Auteur prolifique, Georges Corm était l’héritier du cosmopolitisme levantin et du nationalisme arabe de sa jeunesse. L’économiste et ancien ministre des finances libanais est mort à Beyrouth, le 14 août 2024, à l’âge de 84 ans. « Il nageait à contre-courant dans un pays rongé par le communautarisme. Farouche défenseur de la laïcité, il était aussi un homme de grande intégrité avec un sens de la justice sociale », salue le politologue Karim Emile Bitar.
Né en 1940, à Alexandrie, au sein d’une famille de Syro-Libanais d’Egypte, chrétien maronite, Georges Corm a 8 ans quand survient la Nakba (« catastrophe » en arabe), le déplacement forcé de 700 000 Palestiniens à la création de l’Etat d’Israël, en 1948. Cet événement bouleverse la région et le marque profondément comme le fera, en 1956, l’expédition menée en Egypte par la France, la Grande-Bretagne et Israël après la nationalisation de la Compagnie universelle du canal maritime de Suez.
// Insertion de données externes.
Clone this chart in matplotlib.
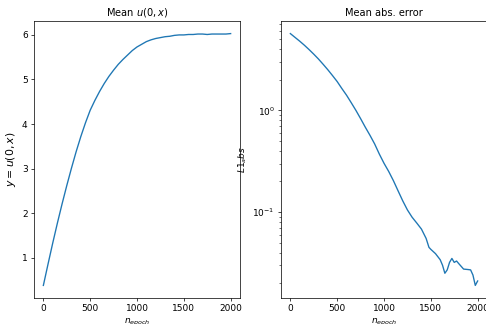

Il en est d’autant plus révolté qu’il a été, chez les pères jésuites du Caire, imprégné de culture française et de philosophie des Lumières. « L’expédition de Suez a marqué sa grille de lecture, celle des rivalités de puissances et des interférences occidentales au Moyen-Orient », explique M. Bitar. Le discours anti-impérialiste du président Gamal Abdel Nasser le séduit.
« Un père spirituel »
Georges Corm part étudier à l’Institut d’études politiques de Paris, où il obtient un diplôme de finances publiques, en 1961. Il rejoint le Liban pour devenir économiste au ministère du plan, puis expert au ministère des finances. Il obtient en parallèle un doctorat de droit constitutionnel à l’université de Paris. Le général Fouad Chehab dirige alors le pays. Georges Corm s’identifie au « chehabisme » et milite pour ce projet qui vise à construire un Etat fort et refonder la nation libanaise, par une politique dirigiste de réforme et de développement.
Quelques années plus tard, il portera une même admiration au président Houari Boumediene et verra en l’Algérie « une seconde patrie ». Il travaille alors dans le secteur bancaire, avant de devenir consultant pour des institutions internationales. Installé à Paris pendant la guerre civile au Liban (1975-1990), Georges Corm « a servi de repère pour des jeunes Libanais qui ont émigré. Il est devenu un père spirituel pour toute une jeunesse désorientée », se souvient l’économiste et ancien ministre du travail libanais Charbel Nahas.
Il critique les politiques financières mises en place, au sortir de la guerre, par le premier ministre Rafic Hariri pour reconstruire le Liban, qui vont jeter les bases de son effondrement. L’occasion lui est donnée d’agir sous le gouvernement de Sélim Hoss (1998-2000) comme ministre des finances. « Il était pour une approche réformiste progressive, avec une prise de risque modérée. Avec le retour de M. Hariri, il a été éliminé de la scène politique et la mécanique a été prolongée pour vingt ans de plus et les pertes ont été multipliées par dix », regrette M. Nahas.